Corollary 5.5 (Triangle Removal Lemma). For every \(\varepsilon > 0\), there exists \(\delta > 0\) such that any graph on n vertices with at most \(\delta n^3\) triangles can be made triangle-free by removing at most \(\varepsilon n^2\) edges.

Remark. The triangle removal lemma immediately implies the Roth's theorem: every subset of \([n]\) of positive density contains a 3-term arithmetic progression. The connection goes through the triangle removal lemma applied to a carefully constructed tripartite graph encoding the arithmetic structure.

5.4 Ramsey–Turán Problems

The interplay between Ramsey theory and Turán-type questions leads to the Ramsey-Turán theory.

Definition. The Ramsey-Turán number \(\mathrm{RT}(n, H, f(n))\) is the maximum number of edges in a graph on n vertices that contains no copy of H and has independence number at most \(f(n)\).

Theorem 5.6 (Szemerédi, 1972; Erdős-Sós, 1970). \[ \mathrm{RT}(n, K_4, o(n)) = \left(\frac{1}{8} + o(1)\right)n^2. \]

This contrasts with \(\operatorname{ex}(n, K_4) = (1/3 + o(1))\binom{n}{2}\) from Turán’s theorem, showing that the additional independence number constraint dramatically changes the extremal number.

5.5 The Sparse Regularity Lemma

The classical regularity lemma applies only to dense graphs (with \(\Theta(n^2)\) edges). Extending it to sparse graphs requires significant new ideas.

Theorem 5.7 (Kohayakawa, 1997; Rödl, 1997 — Sparse Regularity Lemma). There is an analogue of the regularity lemma for subgraphs of the random graph \(G(n,p)\), where density is measured relative to \(p\). Specifically, for every \(\varepsilon > 0\) and integer \(m_0\), if G is a subgraph of \(G(n,p)\) with \(p \gg n^{-1/d}\) for appropriate d, then G admits a regular partition in the relative sense.

Remark. The sparse regularity lemma, combined with a sparse counting lemma (proved in full generality by Conlon-Fox-Zhao, 2014, building on work of many others), has become the standard tool for transferring results from dense to sparse settings. It was a key ingredient in the Green-Tao theorem on arithmetic progressions in the primes.

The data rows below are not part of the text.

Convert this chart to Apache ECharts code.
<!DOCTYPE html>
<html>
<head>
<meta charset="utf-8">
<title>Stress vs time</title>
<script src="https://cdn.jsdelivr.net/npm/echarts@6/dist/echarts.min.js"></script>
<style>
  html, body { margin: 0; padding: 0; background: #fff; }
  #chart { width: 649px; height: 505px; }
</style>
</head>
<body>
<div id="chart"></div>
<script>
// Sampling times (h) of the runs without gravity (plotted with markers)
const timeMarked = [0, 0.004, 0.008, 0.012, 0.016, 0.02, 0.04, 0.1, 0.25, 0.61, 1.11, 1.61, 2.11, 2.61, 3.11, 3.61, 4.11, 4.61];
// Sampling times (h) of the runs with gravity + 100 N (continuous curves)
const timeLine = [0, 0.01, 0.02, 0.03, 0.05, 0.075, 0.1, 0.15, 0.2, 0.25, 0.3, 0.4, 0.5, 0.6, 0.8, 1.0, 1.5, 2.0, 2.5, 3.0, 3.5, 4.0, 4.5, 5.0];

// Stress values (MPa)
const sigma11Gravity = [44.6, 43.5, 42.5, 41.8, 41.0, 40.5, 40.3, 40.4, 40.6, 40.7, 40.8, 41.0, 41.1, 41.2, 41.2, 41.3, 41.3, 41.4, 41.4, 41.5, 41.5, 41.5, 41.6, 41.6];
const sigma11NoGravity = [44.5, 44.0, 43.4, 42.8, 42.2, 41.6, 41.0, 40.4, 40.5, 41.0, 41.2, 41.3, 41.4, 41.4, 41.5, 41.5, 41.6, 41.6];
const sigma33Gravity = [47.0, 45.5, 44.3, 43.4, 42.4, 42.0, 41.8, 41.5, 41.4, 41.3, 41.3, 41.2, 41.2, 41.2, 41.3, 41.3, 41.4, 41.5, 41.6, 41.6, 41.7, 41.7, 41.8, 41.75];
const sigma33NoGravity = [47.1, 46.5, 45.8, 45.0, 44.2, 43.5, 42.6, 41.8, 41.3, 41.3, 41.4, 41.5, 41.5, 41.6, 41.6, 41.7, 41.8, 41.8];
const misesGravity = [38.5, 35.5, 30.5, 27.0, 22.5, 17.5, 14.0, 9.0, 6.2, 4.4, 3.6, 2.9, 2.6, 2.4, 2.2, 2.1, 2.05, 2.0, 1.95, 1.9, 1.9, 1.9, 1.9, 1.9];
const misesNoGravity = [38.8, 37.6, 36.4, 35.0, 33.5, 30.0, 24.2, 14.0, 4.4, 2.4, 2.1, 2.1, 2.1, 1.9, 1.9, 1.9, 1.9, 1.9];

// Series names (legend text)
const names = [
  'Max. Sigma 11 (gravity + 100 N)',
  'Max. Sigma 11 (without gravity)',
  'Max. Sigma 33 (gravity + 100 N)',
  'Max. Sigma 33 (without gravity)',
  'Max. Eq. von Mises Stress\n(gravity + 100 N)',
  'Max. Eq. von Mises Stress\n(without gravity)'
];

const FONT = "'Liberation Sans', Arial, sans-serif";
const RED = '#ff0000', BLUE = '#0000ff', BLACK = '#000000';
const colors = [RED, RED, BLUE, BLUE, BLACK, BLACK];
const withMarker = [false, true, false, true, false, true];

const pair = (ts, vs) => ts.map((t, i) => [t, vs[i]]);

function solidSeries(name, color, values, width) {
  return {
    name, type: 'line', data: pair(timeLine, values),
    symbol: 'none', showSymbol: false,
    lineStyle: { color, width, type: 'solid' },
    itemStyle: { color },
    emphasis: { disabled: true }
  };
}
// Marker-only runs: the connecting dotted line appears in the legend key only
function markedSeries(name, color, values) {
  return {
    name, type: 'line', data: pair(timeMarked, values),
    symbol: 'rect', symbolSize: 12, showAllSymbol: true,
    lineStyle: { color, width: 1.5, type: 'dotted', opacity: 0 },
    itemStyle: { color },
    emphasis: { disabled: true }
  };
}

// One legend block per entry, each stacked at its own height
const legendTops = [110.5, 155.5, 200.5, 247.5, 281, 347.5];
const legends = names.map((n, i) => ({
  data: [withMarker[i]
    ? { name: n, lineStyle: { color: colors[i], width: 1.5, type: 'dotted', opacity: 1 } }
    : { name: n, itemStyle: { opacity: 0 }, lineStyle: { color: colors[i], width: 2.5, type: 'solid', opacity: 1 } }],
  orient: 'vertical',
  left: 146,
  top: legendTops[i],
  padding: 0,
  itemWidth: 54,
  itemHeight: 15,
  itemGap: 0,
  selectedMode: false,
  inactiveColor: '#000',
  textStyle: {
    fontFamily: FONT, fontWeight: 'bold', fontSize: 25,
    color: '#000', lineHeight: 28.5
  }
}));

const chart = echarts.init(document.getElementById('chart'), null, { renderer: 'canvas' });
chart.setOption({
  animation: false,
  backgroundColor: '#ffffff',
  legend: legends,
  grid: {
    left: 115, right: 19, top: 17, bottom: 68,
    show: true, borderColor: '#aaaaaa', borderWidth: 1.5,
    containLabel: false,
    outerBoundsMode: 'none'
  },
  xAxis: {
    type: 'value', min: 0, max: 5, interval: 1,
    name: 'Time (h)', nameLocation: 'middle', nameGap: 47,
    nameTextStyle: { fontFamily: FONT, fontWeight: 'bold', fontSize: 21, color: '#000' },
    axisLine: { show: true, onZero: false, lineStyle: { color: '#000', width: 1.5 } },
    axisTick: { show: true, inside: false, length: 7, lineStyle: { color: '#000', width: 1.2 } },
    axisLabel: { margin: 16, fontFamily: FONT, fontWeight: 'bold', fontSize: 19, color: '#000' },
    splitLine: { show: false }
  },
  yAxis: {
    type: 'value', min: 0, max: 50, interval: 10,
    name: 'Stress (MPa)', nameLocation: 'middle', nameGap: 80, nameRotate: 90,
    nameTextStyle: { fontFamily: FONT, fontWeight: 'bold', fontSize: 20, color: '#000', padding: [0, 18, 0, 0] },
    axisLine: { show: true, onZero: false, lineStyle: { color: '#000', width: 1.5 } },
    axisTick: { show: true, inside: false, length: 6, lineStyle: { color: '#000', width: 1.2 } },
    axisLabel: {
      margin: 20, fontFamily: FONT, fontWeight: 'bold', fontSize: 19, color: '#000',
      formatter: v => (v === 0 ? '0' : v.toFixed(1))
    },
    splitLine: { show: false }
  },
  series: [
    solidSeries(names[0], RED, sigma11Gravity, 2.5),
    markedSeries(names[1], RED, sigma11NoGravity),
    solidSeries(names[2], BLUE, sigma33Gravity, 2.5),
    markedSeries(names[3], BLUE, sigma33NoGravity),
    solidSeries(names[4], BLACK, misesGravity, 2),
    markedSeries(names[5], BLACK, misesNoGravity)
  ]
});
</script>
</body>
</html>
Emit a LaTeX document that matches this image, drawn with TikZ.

6. Flag Algebras and Modern Methods

The past two decades have seen a revolution in extremal combinatorics through the introduction of analytic and algebraic methods that go far beyond classical combinatorial reasoning. Central among these is Razborov’s flag algebra framework, which has resolved or made progress on numerous long-standing conjectures.

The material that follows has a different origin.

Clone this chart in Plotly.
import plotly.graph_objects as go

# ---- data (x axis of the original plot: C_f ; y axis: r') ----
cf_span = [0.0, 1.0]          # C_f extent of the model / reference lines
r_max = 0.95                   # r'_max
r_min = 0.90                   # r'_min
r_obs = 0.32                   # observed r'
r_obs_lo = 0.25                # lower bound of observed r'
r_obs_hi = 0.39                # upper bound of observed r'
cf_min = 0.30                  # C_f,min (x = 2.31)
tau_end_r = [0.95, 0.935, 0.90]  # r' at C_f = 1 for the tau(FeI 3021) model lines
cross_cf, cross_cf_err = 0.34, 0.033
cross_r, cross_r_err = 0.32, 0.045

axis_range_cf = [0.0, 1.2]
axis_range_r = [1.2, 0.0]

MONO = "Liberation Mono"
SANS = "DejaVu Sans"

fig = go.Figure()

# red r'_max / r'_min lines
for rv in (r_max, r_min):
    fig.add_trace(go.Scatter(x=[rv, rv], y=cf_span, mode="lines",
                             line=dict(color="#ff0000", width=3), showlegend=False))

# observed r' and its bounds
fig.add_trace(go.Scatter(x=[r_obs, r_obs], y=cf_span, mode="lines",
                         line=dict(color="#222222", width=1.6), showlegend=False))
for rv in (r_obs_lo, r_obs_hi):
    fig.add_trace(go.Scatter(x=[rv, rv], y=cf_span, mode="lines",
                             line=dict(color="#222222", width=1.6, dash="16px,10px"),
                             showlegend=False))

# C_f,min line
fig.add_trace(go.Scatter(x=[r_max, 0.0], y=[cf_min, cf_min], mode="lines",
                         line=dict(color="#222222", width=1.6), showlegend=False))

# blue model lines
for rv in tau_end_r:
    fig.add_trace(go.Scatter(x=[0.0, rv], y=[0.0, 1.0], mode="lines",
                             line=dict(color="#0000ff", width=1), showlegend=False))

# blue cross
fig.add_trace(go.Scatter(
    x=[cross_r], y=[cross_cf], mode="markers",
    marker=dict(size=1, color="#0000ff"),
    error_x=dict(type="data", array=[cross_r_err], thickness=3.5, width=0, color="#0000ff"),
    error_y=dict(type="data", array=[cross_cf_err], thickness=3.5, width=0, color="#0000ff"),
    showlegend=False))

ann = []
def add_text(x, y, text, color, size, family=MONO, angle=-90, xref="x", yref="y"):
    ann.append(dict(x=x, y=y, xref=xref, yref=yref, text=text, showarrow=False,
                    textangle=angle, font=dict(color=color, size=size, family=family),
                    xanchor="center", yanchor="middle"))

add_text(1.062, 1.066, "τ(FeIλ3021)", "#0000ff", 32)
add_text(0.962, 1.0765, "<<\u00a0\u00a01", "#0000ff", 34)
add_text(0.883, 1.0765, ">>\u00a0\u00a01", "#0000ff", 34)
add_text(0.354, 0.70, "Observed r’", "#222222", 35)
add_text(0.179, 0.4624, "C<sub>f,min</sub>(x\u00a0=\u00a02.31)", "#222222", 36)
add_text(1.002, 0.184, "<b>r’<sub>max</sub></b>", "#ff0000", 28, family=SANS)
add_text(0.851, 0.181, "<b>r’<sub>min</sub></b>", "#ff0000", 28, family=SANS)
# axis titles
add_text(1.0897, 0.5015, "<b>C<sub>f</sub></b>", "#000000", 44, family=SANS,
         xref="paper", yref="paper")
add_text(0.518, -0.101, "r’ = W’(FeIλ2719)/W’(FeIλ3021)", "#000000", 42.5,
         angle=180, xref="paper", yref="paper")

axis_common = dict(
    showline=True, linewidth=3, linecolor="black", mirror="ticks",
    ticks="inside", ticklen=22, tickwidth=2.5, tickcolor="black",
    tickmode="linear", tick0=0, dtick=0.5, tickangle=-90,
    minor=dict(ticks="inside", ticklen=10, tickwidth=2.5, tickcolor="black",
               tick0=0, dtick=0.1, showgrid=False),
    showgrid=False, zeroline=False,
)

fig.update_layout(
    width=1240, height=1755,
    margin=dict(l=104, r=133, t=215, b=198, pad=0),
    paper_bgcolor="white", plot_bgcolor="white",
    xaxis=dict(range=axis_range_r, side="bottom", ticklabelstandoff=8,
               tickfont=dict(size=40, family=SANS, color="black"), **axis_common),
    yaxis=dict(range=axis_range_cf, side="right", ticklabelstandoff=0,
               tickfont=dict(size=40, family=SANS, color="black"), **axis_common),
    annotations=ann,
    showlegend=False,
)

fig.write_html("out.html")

6.1 Graph Limits and Graphons

To motivate flag algebras, we first discuss the theory of graph limits, developed by Lovász and Szegedy (2006).

Definition (Homomorphism Density). For graphs F and G, the homomorphism density is \[ t(F, G) = \frac{|\operatorname{Hom}(F, G)|}{|V(G)|^{|V(F)|}}, \]

where \(\operatorname{Hom}(F, G)\) is the set of graph homomorphisms from F to G. The subgraph density is

\[ p(F, G) = \Pr[\text{random } |V(F)|\text{-subset of } V(G) \text{ induces a copy of } F]. \]

Definition (Graphon). A graphon is a symmetric measurable function \(W: [0,1]^2 \to [0,1]\). A graphon represents the limit of a convergent graph sequence \((G_n)\) if for every fixed graph F, \[ t(F, G_n) \to t(F, W) = \int_{[0,1]^{|V(F)|}} \prod_{\{i,j\} \in E(F)} W(x_i, x_j) \, dx_1 \cdots dx_{|V(F)|}. \]

Theorem 6.1 (Lovász–Szegedy, 2006). Every convergent sequence of graphs has a graphon limit, and conversely, every graphon is the limit of some graph sequence. The space of graphons (up to measure-preserving bijections) is compact.

Example. The Turán graph \(T(n,r)\), as \(n \to \infty\), converges to the graphon \(W(x,y) = 1 - \sum_{i=1}^{r} \mathbf{1}_{[(i-1)/r, i/r]}(x) \cdot \mathbf{1}_{[(i-1)/r, i/r]}(y)\), which is 1 except on \(r\) squares of side \(1/r\) along the diagonal.

6.2 Quasirandomness

The theory of graph quasirandomness, initiated by Thomason (1987) and developed by Chung, Graham, and Wilson (1989), reveals that several seemingly different notions of “random-like” behaviour in graphs are in fact equivalent.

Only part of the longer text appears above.